Love Stinks


Published September 1, 1999

EPPC Online

Love Stinks is a nasty little film but, it might seem, something of a curiosity among recent Hollywood products in being entirely oriented toward the masculine point of view—or at least what people accustomed to the courtship rituals of late-20th century America will regard as such. For in truth, however revolting the male habit of regarding the females who interest him as disposable once they have served their sexual purpose, women’s desire to be more like men has fostered and encouraged it. Back in the days when men at least had to pretend to respect women and treat them as human creatures worthy of consideration apart from their appeal to the rough and clamorous masculine appetite, a movie like this one could hardly have been made.

The story concerns a television producer called Seth Winnick (French Stewart) who meets Chelsea Turner (Bridgette Wilson), a stunning young woman with marriage on her mind at the wedding of a friend. For some reason, Chelsea decides that the obviously slimy Seth is just what she has been looking for in a husband and succeeds in inveigling herself into his bed and, in no time at all, into his home as live-in partner. Beyond this point, however, Seth is unwilling to go, and Chelsea is forced (or so we are asked to believe) to get tough with him in the pursuit of the ring and the long-term commitment which she inexplicably supposes her services to Seth should entitle her to—the witch! “What are you saying?” he asks. “Marry me or it’s over?” Surely she couldn’t be so unreasonable as that!

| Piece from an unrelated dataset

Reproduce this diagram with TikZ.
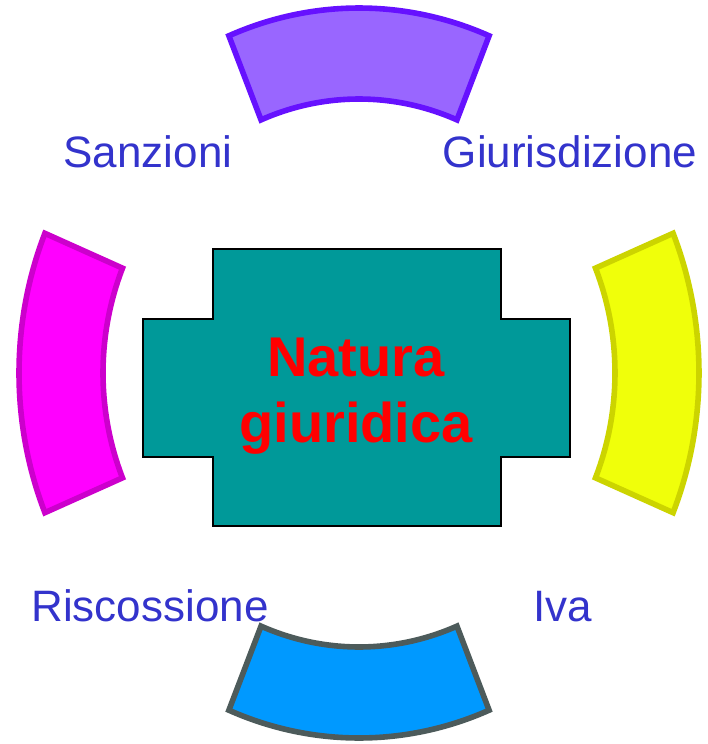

Here is where credulity breaks down. For this movie is exactly like its hero and many another male low-life in not knowing that it is a low-life. In fact, both think of themselves as devilishly attractive if not irresistible. But for anyone with a juster appraisal than Seth’s of Seth’s attractiveness, it beggars belief that a woman with the sort of life chances likely to be available to someone who looks like Chelsea would demean herself in the way that she does in order to induce a jerk like Seth to marry her. Men who expect to be able to enjoy no-fault sex with beautiful women, who then proceed to treat the liaison as casually as they do, may be horrified as well as amused by what they see in a movie like this, and of course they will cheer when Seth is allowed to take a cruel revenge on his erstwhile lover.

O tempora! O mores! Those less inclined than I to brood over the question of where our late-century sexual freedom might be taking us may well find parts of this very unpleasant little movie funny. When Chelsea hits Seth with a palimony suit, he says to his lawyer: “Hundreds of thousands it will cost? Just to get rid of my girlfriend? Can’t I just kill her and get off? This is L.A..” But, ever the optimist, I persist in thinking that even in our degenerate age most men of feeling and all but the most hard-line feminists will be revolted at this celebration of male caddishness.